I have male reproductive parts, like wearing pink, and don't like society dictating how I should behave. I'm comfortable having a sex, a luxury I know isn't true for all, but I'd really rather not have to fulfill any gender role, and that, technically, is what picking pronouns entails. So, society, or at least part of it, has adopted "they" as a gender neutral response to the pronoun question, and I hope to strongly support people who choose it. But remembering that English degree? It means I'm not comfortable adopting a plural pronoun for little old singular me.

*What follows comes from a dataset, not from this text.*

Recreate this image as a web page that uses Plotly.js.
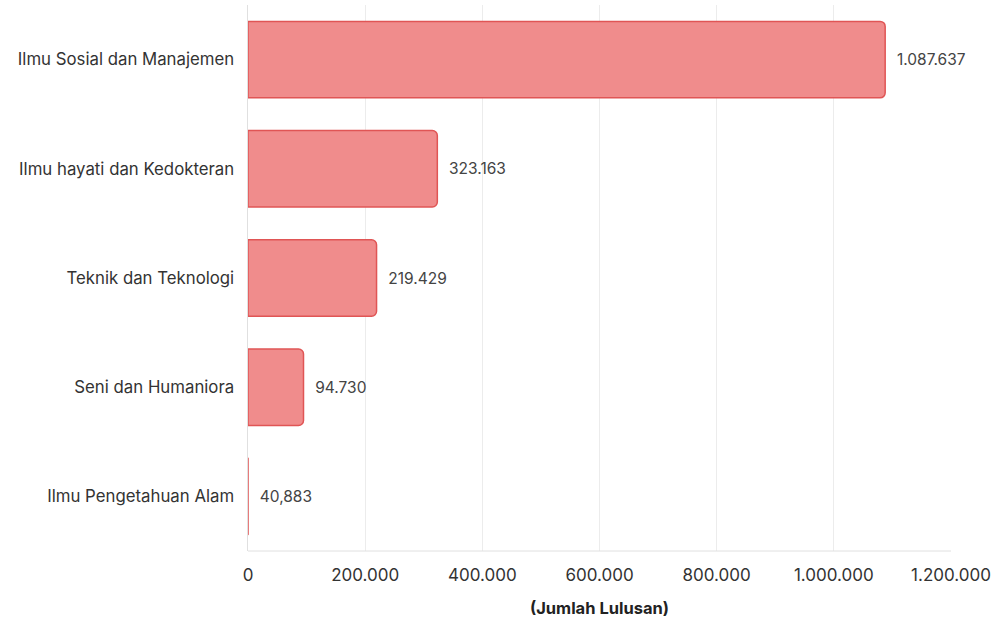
<!DOCTYPE html>
<html>
<head>
<meta charset="utf-8">
<script src="https://cdn.plot.ly/plotly-3.0.1.min.js"></script>
<style>html,body{margin:0;padding:0;background:#fff;}#chart{width:999px;height:626px;}</style>
</head>
<body>
<div id="chart"></div>
<script>
const categories = [
  "Ilmu Sosial dan Manajemen",
  "Ilmu hayati dan Kedokteran",
  "Teknik dan Teknologi",
  "Seni dan Humaniora",
  "Ilmu Pengetahuan Alam"
];
const values = [1087637, 323163, 219429, 94730, 40.883];
const valueLabels = ["1.087.637", "323.163", "219.429", "94.730", "40,883"];
const tickValues = [0, 200000, 400000, 600000, 800000, 1000000, 1200000];
const tickLabels = ["0", "200.000", "400.000", "600.000", "800.000", "1.000.000", "1.200.000"];

const fam = "Inter, 'Open Sans', sans-serif";

const trace = {
  type: "bar",
  orientation: "h",
  y: categories,
  x: values,
  text: valueLabels.map(t => "\u00a0\u00a0" + t),
  textposition: "outside",
  cliponaxis: false,
  textfont: {family: fam, size: 15.5, color: "#444"},
  marker: {color: "#f08c8c", line: {color: "#e05555", width: 1.5}, cornerradius: 5},
  width: 0.7,
  hoverinfo: "none"
};

const layout = {
  width: 999, height: 626,
  margin: {l: 248, r: 48, t: 5, b: 75},
  paper_bgcolor: "#fff", plot_bgcolor: "#fff",
  separators: ",.",
  font: {family: fam, color: "#333"},
  showlegend: false,
  xaxis: {
    range: [0, 1200000],
    tickvals: tickValues,
    ticktext: tickLabels,
    showgrid: true, gridcolor: "#ececec", gridwidth: 1,
    zeroline: false,
    showline: false,
    tickfont: {size: 17, color: "#333"},
    ticks: "", ticklen: 0,
    ticklabelstandoff: 12,
    title: {text: "<b>(Jumlah Lulusan)</b>", font: {size: 16.5, color: "#222"}, standoff: 18}
  },
  yaxis: {
    autorange: "reversed",
    showgrid: false,
    zeroline: false,
    showline: true, linecolor: "#e0e0e0", linewidth: 1,
    ticks: "", ticklen: 0,
    tickfont: {size: 16.8, color: "#333"},
    ticksuffix: "  "
  },
  shapes: [{
    type: "line", xref: "paper", yref: "paper", x0: 0, x1: 1, y0: 0, y1: 0,
    line: {color: "#e0e0e0", width: 1}
  }]
};

Plotly.newPlot("chart", [trace], layout, {displayModeBar: false, staticPlot: true});
</script>
</body>
</html>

I'd feel like I would also have to start referring to myself with the royal we!
So, a year ago, with probably another year of contemplating and trying responses before that, I arrived at a response which gives all parts of me, including the precise fake-engineer with an English degree bit, satisfaction: "I haven't chosen pronouns for myself, so I'll answer to anything that makes you comfortable." I like that, and when I used it yesterday in my most gender sensitive environment so far, I was pleased to see it receive an approving nod from Jacob.
Words matter! We are verbal creatures and the use of words has a real impact on how those around us feel, and the complexity of language means intending to convey one idea can result in an entirely different one being heard. On the plus side, complexity also means we can communicate complex ideas. Lately, I'm been musing with the question of what if the entirety of human laguage consisted of one sound, say, for example, "beep," and people had to transmit everything they wanted to say through that one sound? That's not a box in which I want to live!